» Task statement: Identify all lines in the listing that include the word "with", and copy them out.

» Raw records:
────────────────────────────────────────
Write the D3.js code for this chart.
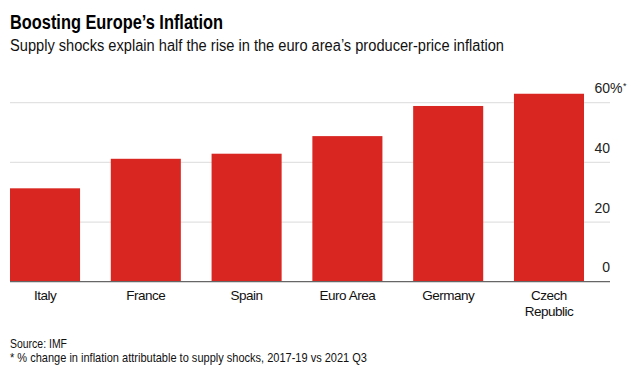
────────────────────────────────────────
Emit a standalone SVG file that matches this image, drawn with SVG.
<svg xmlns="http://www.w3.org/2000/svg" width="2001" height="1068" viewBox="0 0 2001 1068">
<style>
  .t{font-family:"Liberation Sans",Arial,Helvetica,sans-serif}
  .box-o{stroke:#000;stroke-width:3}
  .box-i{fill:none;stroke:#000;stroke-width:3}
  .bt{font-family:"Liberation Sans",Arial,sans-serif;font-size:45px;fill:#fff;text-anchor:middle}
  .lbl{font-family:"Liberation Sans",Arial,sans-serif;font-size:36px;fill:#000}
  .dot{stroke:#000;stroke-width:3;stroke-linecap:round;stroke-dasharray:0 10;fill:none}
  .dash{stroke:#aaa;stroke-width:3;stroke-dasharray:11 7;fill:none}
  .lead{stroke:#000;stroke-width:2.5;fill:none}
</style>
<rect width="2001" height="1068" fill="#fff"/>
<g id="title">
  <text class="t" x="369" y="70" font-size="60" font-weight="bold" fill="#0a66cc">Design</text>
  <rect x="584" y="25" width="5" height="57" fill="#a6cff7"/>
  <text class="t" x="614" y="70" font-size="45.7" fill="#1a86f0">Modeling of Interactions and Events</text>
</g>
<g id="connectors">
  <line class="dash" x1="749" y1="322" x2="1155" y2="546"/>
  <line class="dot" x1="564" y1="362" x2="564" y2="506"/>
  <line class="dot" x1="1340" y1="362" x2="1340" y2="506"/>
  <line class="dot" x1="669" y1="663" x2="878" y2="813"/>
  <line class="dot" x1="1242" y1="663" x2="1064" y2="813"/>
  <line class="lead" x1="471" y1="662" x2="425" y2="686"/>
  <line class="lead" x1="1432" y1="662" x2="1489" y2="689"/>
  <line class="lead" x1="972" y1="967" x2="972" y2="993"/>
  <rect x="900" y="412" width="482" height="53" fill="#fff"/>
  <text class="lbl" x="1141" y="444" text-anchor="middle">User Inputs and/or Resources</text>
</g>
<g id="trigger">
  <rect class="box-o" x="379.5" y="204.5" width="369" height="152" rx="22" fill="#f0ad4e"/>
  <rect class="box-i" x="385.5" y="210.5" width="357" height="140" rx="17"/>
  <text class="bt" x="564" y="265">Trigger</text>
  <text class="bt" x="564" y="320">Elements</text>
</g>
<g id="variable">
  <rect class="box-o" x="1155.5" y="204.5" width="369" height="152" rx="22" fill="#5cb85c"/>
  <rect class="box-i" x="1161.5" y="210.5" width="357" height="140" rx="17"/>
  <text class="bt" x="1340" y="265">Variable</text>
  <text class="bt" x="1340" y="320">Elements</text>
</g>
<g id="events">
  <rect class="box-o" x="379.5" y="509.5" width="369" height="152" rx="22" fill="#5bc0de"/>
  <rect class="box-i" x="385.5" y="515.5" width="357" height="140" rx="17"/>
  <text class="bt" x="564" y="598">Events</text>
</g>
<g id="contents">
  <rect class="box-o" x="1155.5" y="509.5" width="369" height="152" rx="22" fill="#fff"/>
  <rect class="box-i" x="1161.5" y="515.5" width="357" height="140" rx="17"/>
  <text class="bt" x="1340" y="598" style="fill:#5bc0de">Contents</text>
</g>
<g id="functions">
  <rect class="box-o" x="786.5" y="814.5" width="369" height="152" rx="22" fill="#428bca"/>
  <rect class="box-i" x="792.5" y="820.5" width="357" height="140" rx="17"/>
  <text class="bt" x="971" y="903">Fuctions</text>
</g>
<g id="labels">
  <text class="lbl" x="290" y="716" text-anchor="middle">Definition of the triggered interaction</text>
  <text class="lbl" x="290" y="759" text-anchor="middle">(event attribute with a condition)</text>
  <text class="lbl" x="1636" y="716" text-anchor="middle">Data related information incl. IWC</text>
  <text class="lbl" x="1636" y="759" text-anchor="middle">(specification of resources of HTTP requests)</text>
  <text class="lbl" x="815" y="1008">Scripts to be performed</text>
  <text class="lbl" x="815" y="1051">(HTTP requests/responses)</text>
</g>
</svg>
────────────────────────────────────────
» Solved exercise:
Emit a standalone SVG file that matches this image, drawn with SVG.
  <text class="lbl" x="290" y="759" text-anchor="middle">(event attribute with a condition)</text>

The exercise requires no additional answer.